Partai-partai Arab di Israel menyatakan kemarahan mereka setelah Perdana Menteri Benjamin Netanyahu mengisyaratkan niat untuk melarang Gerakan Islam Selatan.
Sebuah langkah yang dinilai dapat berdampak besar pada representasi politik warga Arab di Knesset menjelang pemilu Oktober 2026.
Dalam pernyataan terpisah, partai-partai Arab menilai bahwa komentar Netanyahu tidak sekadar retorika politik.
Melainkan upaya menekan kehadiran politik Arab di Israel, pada saat berbagai faksi Arab tengah berupaya menyatukan barisan menghadapi pemilihan umum mendatang.
Warga Arab Palestina membentuk lebih dari 20 persen dari populasi Israel yang mencapai sekitar 10 juta jiwa.
Pada November 2015, pemerintah Israel melarang Gerakan Islam Utara yang dipimpin Sheikh Raed Salah dengan dalih aktivitas yang dianggap menghasut.
Adapun Gerakan Islam Selatan, atau yang dikenal sebagai Ra’am (Daftar Arab Bersatu), tetap mengikuti pemilu dan pada 2022 bahkan ikut membentuk koalisi pemerintahan di bawah Naftali Bennett dan Yair Lapid.
Pernyataan terbaru Netanyahu muncul pada Minggu. Dalam komentarnya, ia memuji mantan Presiden Amerika Serikat (AS), Donald Trump atas rencananya melarang Ikhwanul Muslimin dan menetapkannya sebagai organisasi teroris.
Netanyahu mengeklaim bahwa Ikhwanul Muslimin “mengancam stabilitas kawasan”, dan bahwa Israel telah “melarang sebagian” dari jaringan tersebut—yang dipahami banyak pihak sebagai sinyal pelarangan Gerakan Islam Selatan.
Ketua Ra’am, Mansour Abbas, mengatakan kepada media Israel Ynet bahwa pihaknya sedang mengkaji implikasi politik dan hukum dari sinyal tersebut sebelum menentukan sikap resmi.
“Daftar Arab untuk Perubahan” yang dipimpin Ahmad Tibi menyebut pernyataan Netanyahu sebagai isyarat berbahaya.
Selain itu juga memperingatkan bahwa Netanyahu bersama Kepala Shin Bet David Zini dapat melanjutkan pola represif yang sebelumnya diterapkan pada Gerakan Islam Utara.
Partai itu menilai ada “kampanye terorganisasi” dari kelompok kanan Israel untuk melemahkan organisasi-organisasi terkait Gerakan Islam Selatan, dan keterlibatan langsung Netanyahu menunjukkan arah yang mengkhawatirkan.

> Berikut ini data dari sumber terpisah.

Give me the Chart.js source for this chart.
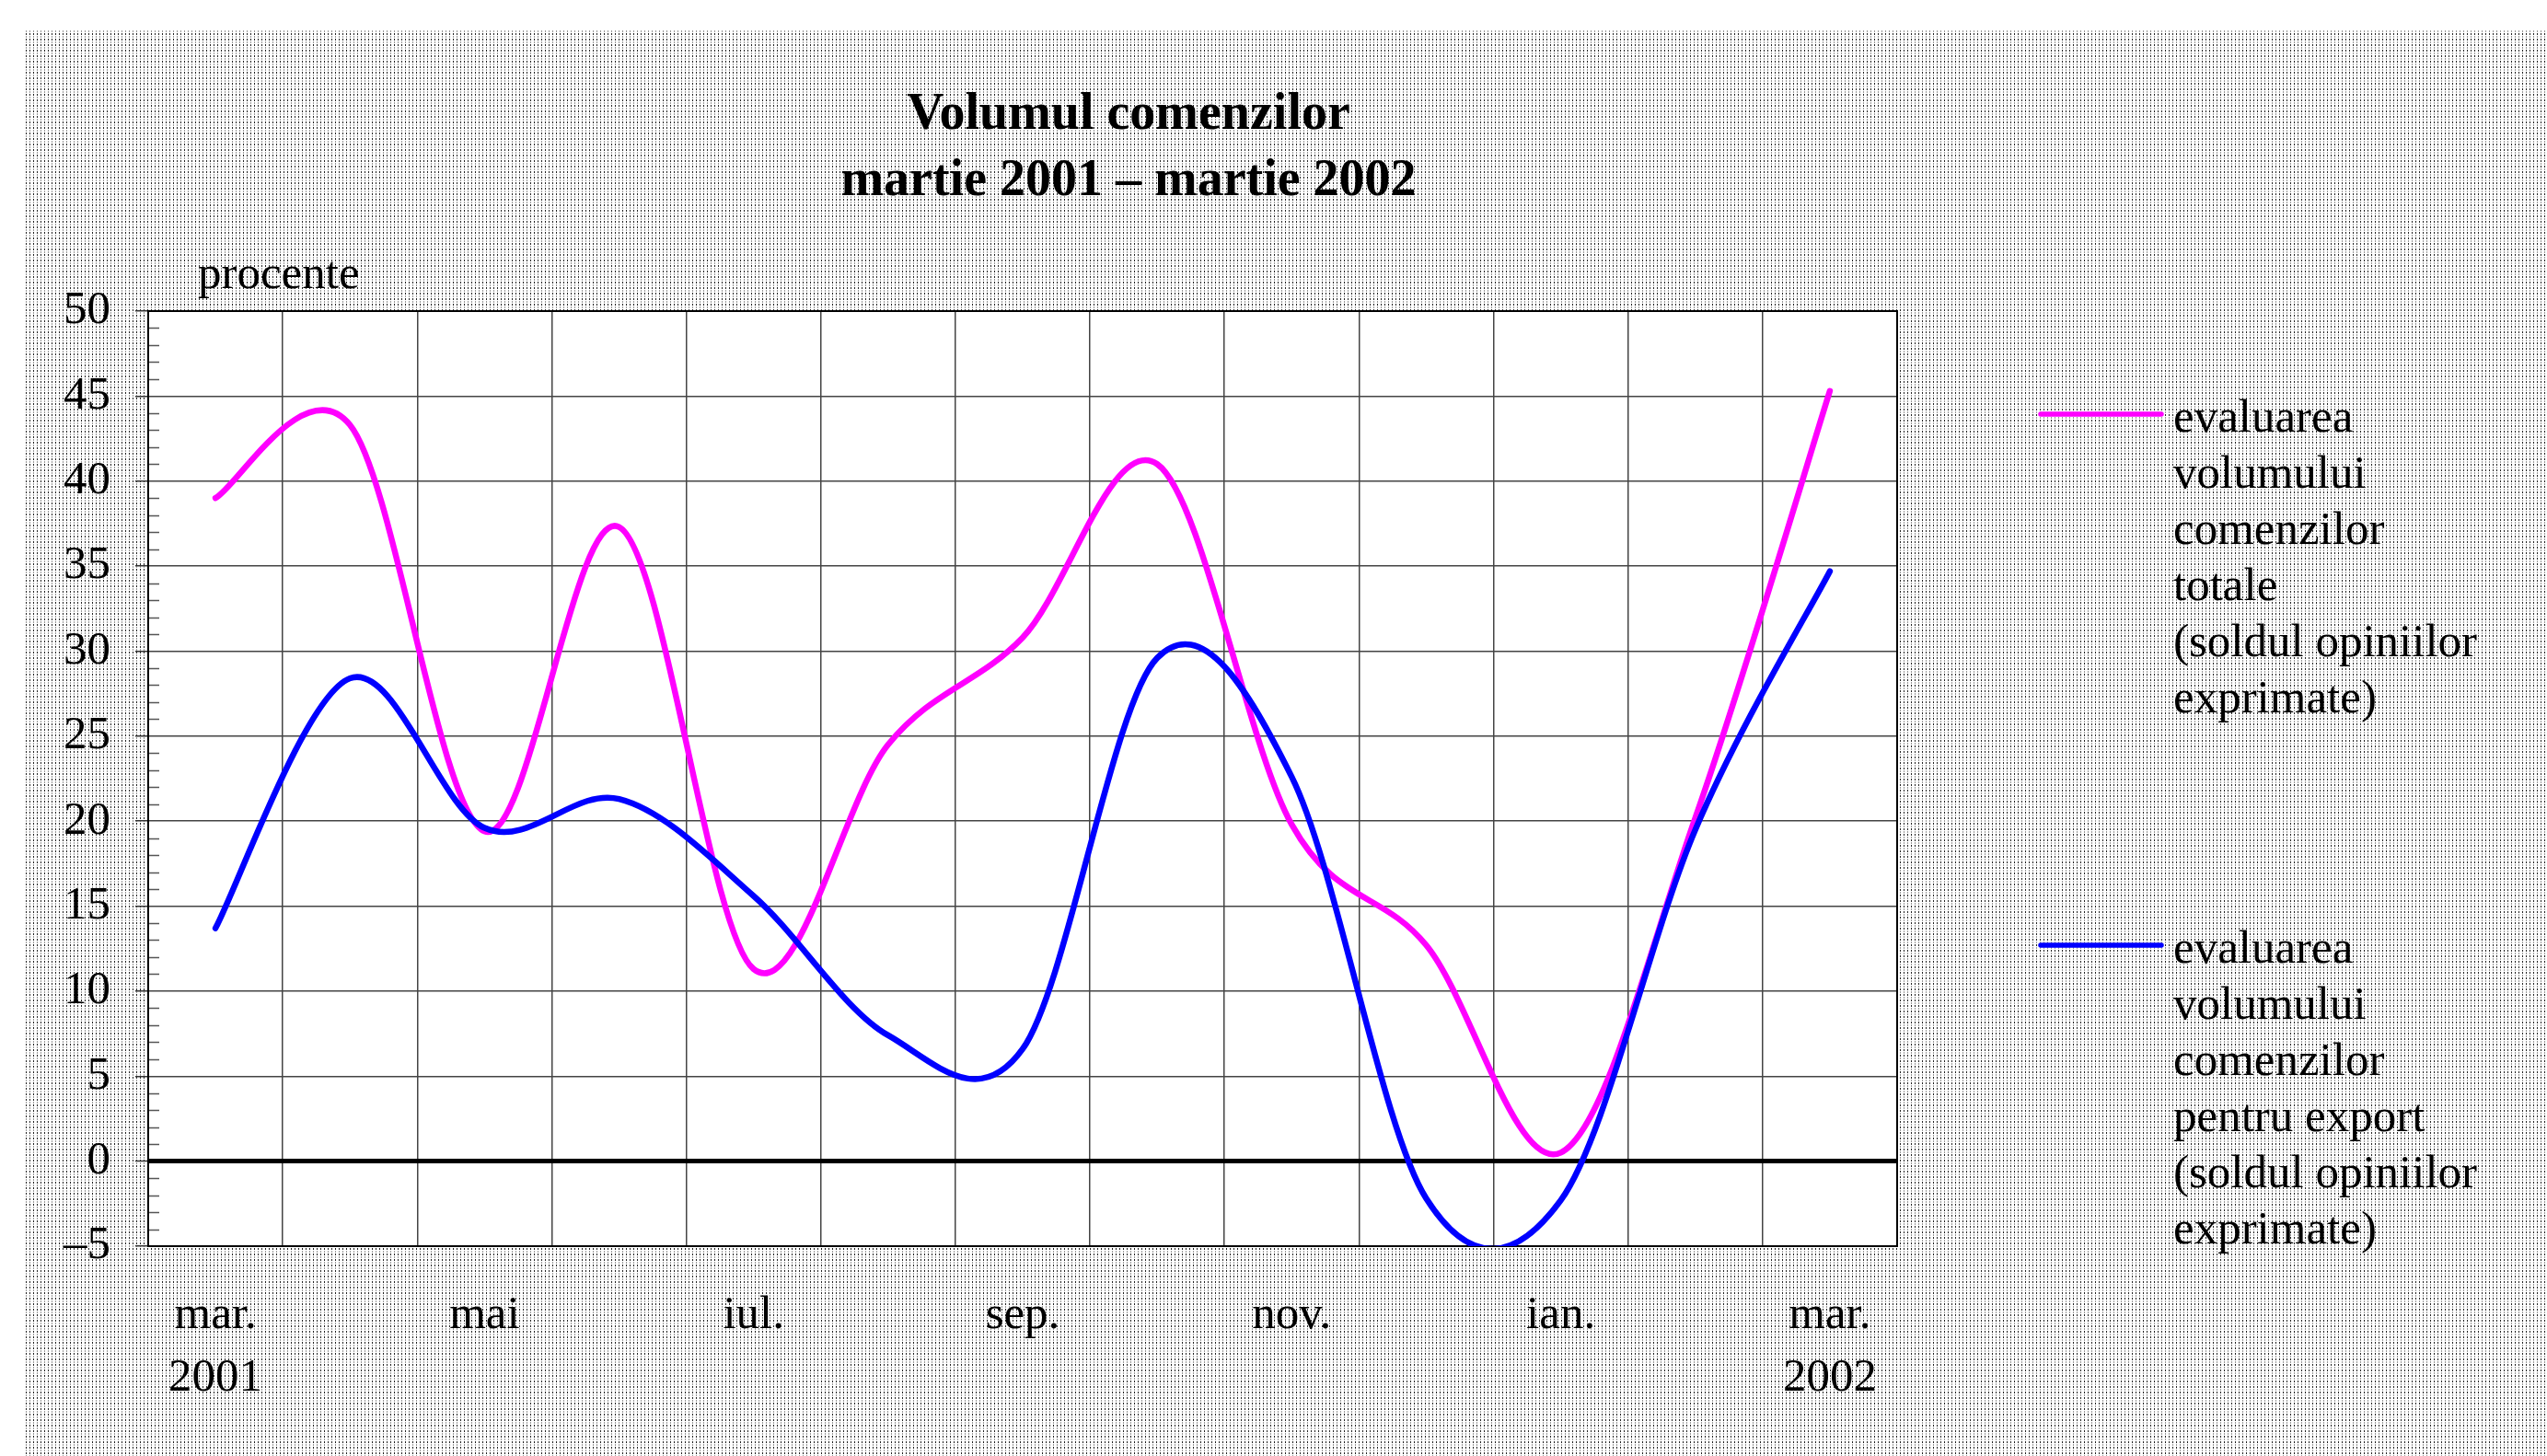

Sementara itu, Jabha (Front Demokratik untuk Perdamaian dan Kesetaraan) mengecam keras pernyataan Netanyahu.
Dalam pernyataannya, partai itu menegaskan bahwa tidak ada satu pun unsur politik Arab yang aman dari “rencana” pemerintah dan aparat keamanan.
Jabha menyerukan persatuan politik warga Arab untuk menghadapi langkah-langkah tersebut, dan meminta agar Komite Tindak Lanjut Tinggi segera mengadakan pertemuan darurat.
Tujuannya, guna membahas langkah hukum, politik, dan publik untuk menggagalkan potensi pelarangan.
Eskalasi berbahaya
Balad (Tajammu’/Partai Nasional Demokrat) menyebut komentar Netanyahu sebagai eskalasi serius yang berada dalam rangkaian panjang penindakan politik terhadap kelompok dan tokoh Arab.
Menurut partai tersebut, tekanan politik selama bertahun-tahun telah menyasar Gerakan Islam Utara, berbagai partai nasionalis, kelompok-kelompok mahasiswa, serikat pekerja, hingga profesi seperti dokter dan pengacara.
Balad menilai ancaman pelarangan terhadap Gerakan Islam Selatan adalah upaya sistematis untuk membatasi ruang politik Arab.
Selain itu juga menjadikan legalitas aktivitas politik ditentukan hanya berdasarkan kepentingan institusi negara dan kalkulasi elektoral Netanyahu.
Pemilu Israel mendatang diperkirakan akan berlangsung ketat. Netanyahu tetap menolak seruan oposisi agar mundur.
Di tengah kritik keras terkait kegagalannya menangani berbagai krisis, konsentrasi kekuasaan di tangannya, dan melemahnya prinsip pemisahan kekuasaan dalam pemerintahan.